I don’t disagree at all with your point regarding greed on Wall Street being a large part of the problem. Harry Markopolos’ recent book (No One Would Listen) on the Madoff scam is a very worthwhile read. I was somewhat aware of how bad it was, but after listening to his presentation at a lunch a couple weeks ago picked up the book and have yet to fully process how so many could ignore common sense and rely solely on their spreadsheets showing the investment return data Madoff provided. Groupthink at it’s worst – in a financial sense, although some of the victims have taken their lives.

Credit due for the turkey story to Nassim Taleb and his book, “The Black Swan” – another worthwhile read on so many levels.

Kelly Roney
13 years ago
Reply to  123

123, the turkey story is charming, but it’s a metaphor, and the consequence for the turkey is outside the data. Advisory’s data is on target and it has a long enough baseline.

Of course, that doesn’t mean it’s perfect or certain. Nothing is. But I’d much rather trust it than an appeal to intuition – “common sense” – especially when that data shows clearly that common sense is wrong. Advisory’s data is about how Moody’s assesses risk vs. return. Since that’s where consequences accrue to us, it seems the right assessment.

I wouldn’t be at all surprised to see Moody’s downgrade the bond ratings of lots of towns. Then we’ll get to argue – with one data point – about this decision.
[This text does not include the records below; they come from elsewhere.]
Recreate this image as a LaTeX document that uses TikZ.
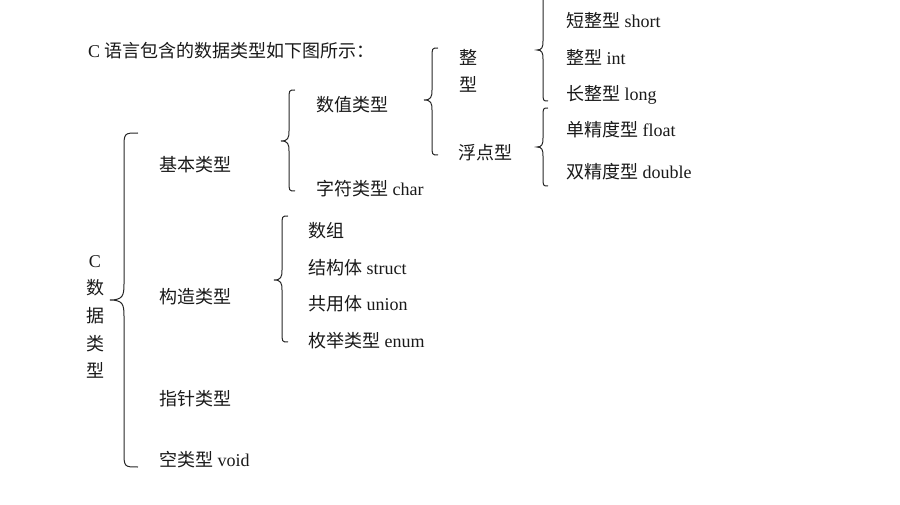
\documentclass[tikz,border=0pt]{standalone}
\usepackage{fontspec}
\setmainfont{Liberation Serif}
\newfontfamily\cjk{Noto Sans CJK SC}
\newcommand\zh[1]{{\cjk #1}}
% brace: xtip, xvert, xend, ytop, ymid, ybot, radius
\newcommand\cbrace[7]{%
  \draw[bracel] (#3,#4) .. controls (#2,#4) and (#2,#4) .. (#2,#4+#7) -- (#2,#5-#7)
    .. controls (#2,#5-0.3*#7) and (#2-1,#5) .. (#1,#5) .. controls (#2-1,#5) and (#2,#5+0.3*#7) .. (#2,#5+#7)
    -- (#2,#6-#7) .. controls (#2,#6) and (#2,#6) .. (#3,#6);}
\begin{document}
\begin{tikzpicture}[x=1pt,y=-1pt,
  lbl/.style={anchor=west,inner sep=0pt,yshift=-2.5pt,text height=13pt,text depth=3pt,font=\fontsize{18pt}{20pt}\selectfont,text=black!90},
  bracel/.style={line width=1pt,color=black!85}]
\useasboundingbox (0,0) rectangle (900,505);
\node[lbl] (title) at (88,50) {C \zh{语言包含的数据类型如下图所示：}};
% root vertical label
\node[lbl,anchor=center] (v1) at (95,260) {C};
\node[lbl,anchor=center] (v2) at (95,287) {\zh{数}};
\node[lbl,anchor=center] (v3) at (95,315) {\zh{据}};
\node[lbl,anchor=center] (v4) at (95,343) {\zh{类}};
\node[lbl,anchor=center] (v5) at (95,370) {\zh{型}};
% level 1
\node[lbl] (basic) at (159,164) {\zh{基本类型}};
\node[lbl] (constr) at (159,296) {\zh{构造类型}};
\node[lbl] (ptr) at (159,398) {\zh{指针类型}};
\node[lbl] (void) at (159,459) {\zh{空类型} void};
% level 2 basic
\node[lbl] (num) at (316,104) {\zh{数值类型}};
\node[lbl] (chr) at (316,188) {\zh{字符类型} char};
% level 2 constructed
\node[lbl] (arr) at (308,230) {\zh{数组}};
\node[lbl] (struct) at (308,267) {\zh{结构体} struct};
\node[lbl] (union) at (308,303) {\zh{共用体} union};
\node[lbl] (enum) at (308,340) {\zh{枚举类型} enum};
% level 3
\node[lbl] (int1) at (459,57) {\zh{整}};
\node[lbl] (int2) at (459,84) {\zh{型}};
\node[lbl] (flt) at (458,152) {\zh{浮点型}};
% level 4
\node[lbl] (short) at (566,20) {\zh{短整型} short};
\node[lbl] (int) at (566,57) {\zh{整型} int};
\node[lbl] (long) at (566,93) {\zh{长整型} long};
\node[lbl] (float) at (566,129) {\zh{单精度型} float};
\node[lbl] (double) at (566,171) {\zh{双精度型} double};
% braces
\cbrace{110}{124}{138}{133}{300}{467}{16}
\cbrace{281}{289}{295}{90}{141}{191}{10}
\cbrace{274}{282}{288}{216}{280}{342}{10}
\cbrace{424}{432}{438}{48}{100}{155}{10}
\cbrace{537}{543}{548}{-4}{50}{101}{9}
\cbrace{537}{543}{548}{108}{147}{186}{9}
\end{tikzpicture}
\end{document}
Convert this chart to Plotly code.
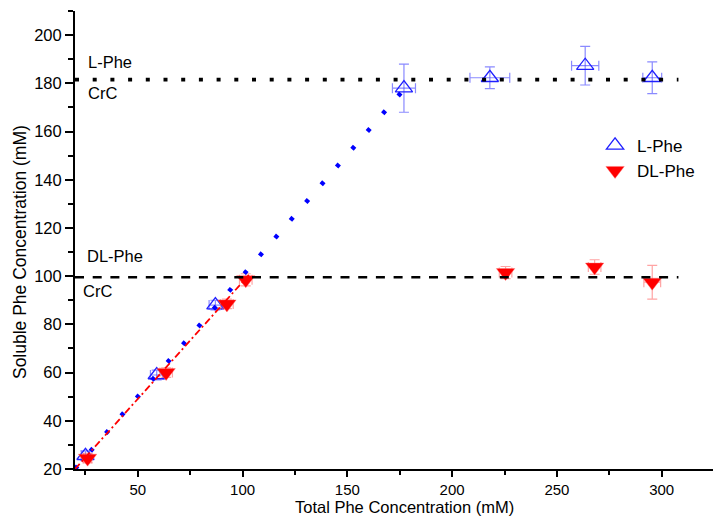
import plotly.graph_objects as go

# Measured points: total vs soluble Phe concentration (mM)
l_total = [25, 59, 87, 177, 218, 263.5, 295.5]
l_soluble = [25.5, 59, 88, 178, 182.3, 187.3, 182.3]
l_total_err = [2, 3, 3, 5.5, 9.5, 6.5, 4.5]
l_soluble_err = [2, 2, 2, 10, 4.5, 8, 6.6]

dl_total = [26, 63.5, 92.5, 101.5, 225.5, 268, 295.5]
dl_soluble = [24.5, 60, 88.5, 98.5, 101.5, 103.8, 97.5]
dl_total_err = [2, 3, 3, 3, 3, 3, 4]
dl_soluble_err = [2, 2, 2, 2.5, 2.5, 3, 7]

# Linear regions (below CrC)
l_fit_x = [20, 177]
l_fit_y = [20, 177.5]
dl_fit_x = [20, 103]
dl_fit_y = [20, 100.5]

# Critical concentrations (CrC)
l_crc = 181.5
dl_crc = 99.5
crc_x = [20, 308]

x_range = [20, 324.5]
y_range = [20, 210]

FONT = "Arial, Liberation Sans, sans-serif"
BLUE = "#2020ff"
RED = "#ff0000"

fig = go.Figure()

fig.add_trace(go.Scatter(
    x=l_total, y=l_soluble, mode="markers", name="L-Phe",
    legendgroup="l",
    marker=dict(symbol="triangle-up-open", size=15, color=BLUE,
                line=dict(width=1.3, color=BLUE)),
    error_y=dict(type="data", array=l_soluble_err, visible=True,
                 color="rgba(60,60,255,0.6)", thickness=1.2, width=5),
    error_x=dict(type="data", array=l_total_err, visible=True,
                 color="rgba(60,60,255,0.6)", thickness=1.2, width=5),
))

fig.add_trace(go.Scatter(
    x=dl_total, y=dl_soluble, mode="markers", name="DL-Phe",
    legendgroup="dl",
    marker=dict(symbol="triangle-down", size=16, color=RED,
                line=dict(width=0.5, color="rgba(255,120,120,0.8)")),
    error_y=dict(type="data", array=dl_soluble_err, visible=True,
                 color="rgba(255,90,90,0.55)", thickness=1.2, width=5),
    error_x=dict(type="data", array=dl_total_err, visible=True,
                 color="rgba(255,90,90,0.55)", thickness=1.2, width=5),
))

fig.add_trace(go.Scatter(
    x=l_fit_x, y=l_fit_y, mode="lines", showlegend=False,
    line=dict(color="#0000ff", width=4.5, dash="4px,19.5px"),
))
fig.add_trace(go.Scatter(
    x=dl_fit_x, y=dl_fit_y, mode="lines", showlegend=False,
    line=dict(color=RED, width=1.8, dash="7px,3px,2px,3px"),
))

fig.add_trace(go.Scatter(
    x=crc_x, y=[l_crc, l_crc], mode="lines", showlegend=False,
    line=dict(color="black", width=3.8, dash="4px,13.7px"),
))
fig.add_trace(go.Scatter(
    x=crc_x, y=[dl_crc, dl_crc], mode="lines", showlegend=False,
    line=dict(color="black", width=2.5, dash="9px,8.7px"),
))

labels = [
    ("L-Phe", 26.2, 188.8),
    ("CrC", 26.2, 176.0),
    ("DL-Phe", 25.7, 108.3),
    ("CrC", 23.8, 93.8),
]
for text, lx, ly in labels:
    fig.add_annotation(x=lx, y=ly, xref="x", yref="y", text=text,
                       showarrow=False, xanchor="left", yanchor="middle",
                       xshift=-2,
                       font=dict(family=FONT, size=16.5, color="black"))

# x-axis title sits flush with the bottom edge, just under the tick labels
fig.add_annotation(x=0.517, y=-0.1048, xref="paper", yref="paper",
                   text="Total Phe Concentration (mM)", showarrow=False,
                   xanchor="center", yanchor="bottom", borderpad=0,
                   font=dict(family=FONT, size=16.5, color="black"))
fig.add_annotation(x=-0.086, y=0.474, xref="paper", yref="paper",
                   text="Soluble Phe Concentration (mM)", showarrow=False,
                   textangle=-90, xanchor="center", yanchor="middle",
                   font=dict(family=FONT, size=17.5, color="black"))

axis_common = dict(
    showline=True, linewidth=2, linecolor="black", mirror=False,
    ticks="outside", tickwidth=2, tickcolor="black",
    showgrid=False, zeroline=False,
)

fig.update_xaxes(range=x_range, tick0=0, dtick=50, ticklen=6,
                 tickfont=dict(family=FONT, size=15, color="black"),
                 minor=dict(ticks="outside", ticklen=4, tickwidth=2,
                            tickcolor="black", dtick=25, tick0=0, showgrid=False),
                 **axis_common)
fig.update_yaxes(range=y_range, tick0=0, dtick=20, ticklen=8,
                 tickfont=dict(family=FONT, size=16.5, color="black"),
                 minor=dict(ticks="outside", ticklen=5, tickwidth=2,
                            tickcolor="black", dtick=10, tick0=0, showgrid=False),
                 **axis_common)

fig.update_layout(
    width=713, height=518,
    margin=dict(l=75, r=0, t=11, b=49),
    paper_bgcolor="white", plot_bgcolor="white",
    font=dict(family=FONT, size=17, color="black"),
    legend=dict(x=0.812, y=0.745, xanchor="left", yanchor="top",
                bgcolor="rgba(0,0,0,0)", tracegroupgap=0, itemwidth=34,
                font=dict(family=FONT, size=17, color="black")),
)

fig.write_html("out.html")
Advisory will present another scatter plot, and it will either show a correlation between reserves and rating or it won’t. History suggests strongly that there won’t be a correlation.

13 years ago

Corrected sentence below – my times were off. Apologies.

Fast forward to November and I’m noticing that I’m being fed more and that the farmer is consistently feeding me between 7 am and 9 am (68% of the time; plus or minus one standard deviation from the mean of 8 am), and between 4 am and noon almost without exception (99.99% of the time; four standard deviations from the mean).

It’s also worth noting that while I disagree with the Advisory Committee on this issue, I agree with them on others and appreciate their dedication and hardwork on behalf of our community.